The principal issue raised is whether the allegations of defendant’s November, 1973, amended petition for modification differed substantially from those stated in his June, 1972, petition on which the trial court ruled in March, 1973. Our summarization of the allegations in both petitions of defendant makes it clear that there were significant changes in the facts and circumstances of the parties between the two dates. The most substantial change alleged in defendant’s November, 1973, petition (as amended) is the reduction of his profit-sharing funds from $30,000 to $10,000 by reason of the payment of defendant’s arrearages in alimony and child support. Moreover, it alleged, at the very least, the additional significant change in defendant’s circumstances, namely that he required a minimum of $855 a month for mere sustenance on his present monthly net income of $874. Neither of these circumstances were before the trial court in connection with the petition filed some 17 months earlier.
Our holding makes it unnecessary to consider another issue raised by defendants as to whether the trial court failed to consider the merits of defendant’s amended petition because of possible misinterpretation of defendant’s allegation therein as to his absence from the courtroom at the hearing on plaintiff’s motion, and whether the trial court may have considered therefrom that its integrity was being impugned.

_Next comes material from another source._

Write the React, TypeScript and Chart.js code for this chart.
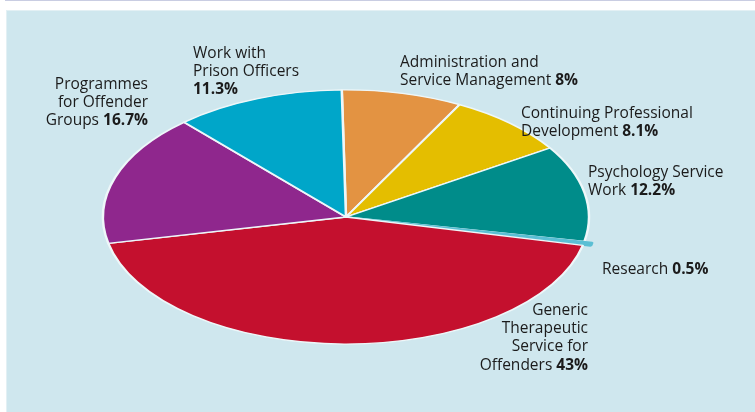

For the reasons set forth in this opinion the cause is reversed and remanded for further proceedings not inconsistent with this opinion, and to obviate any question, in view of defendant’s concern as to possible prejudice, this cause should be reassigned to another judge.
Reversed and remanded with directions.
T. MORAN and DIXON, JJ., concur.
It should be noted that from a statement of plaintiff's counsel at the hearing on plaintiffs motion to strike, the defendant remarried subsequent to the divorce.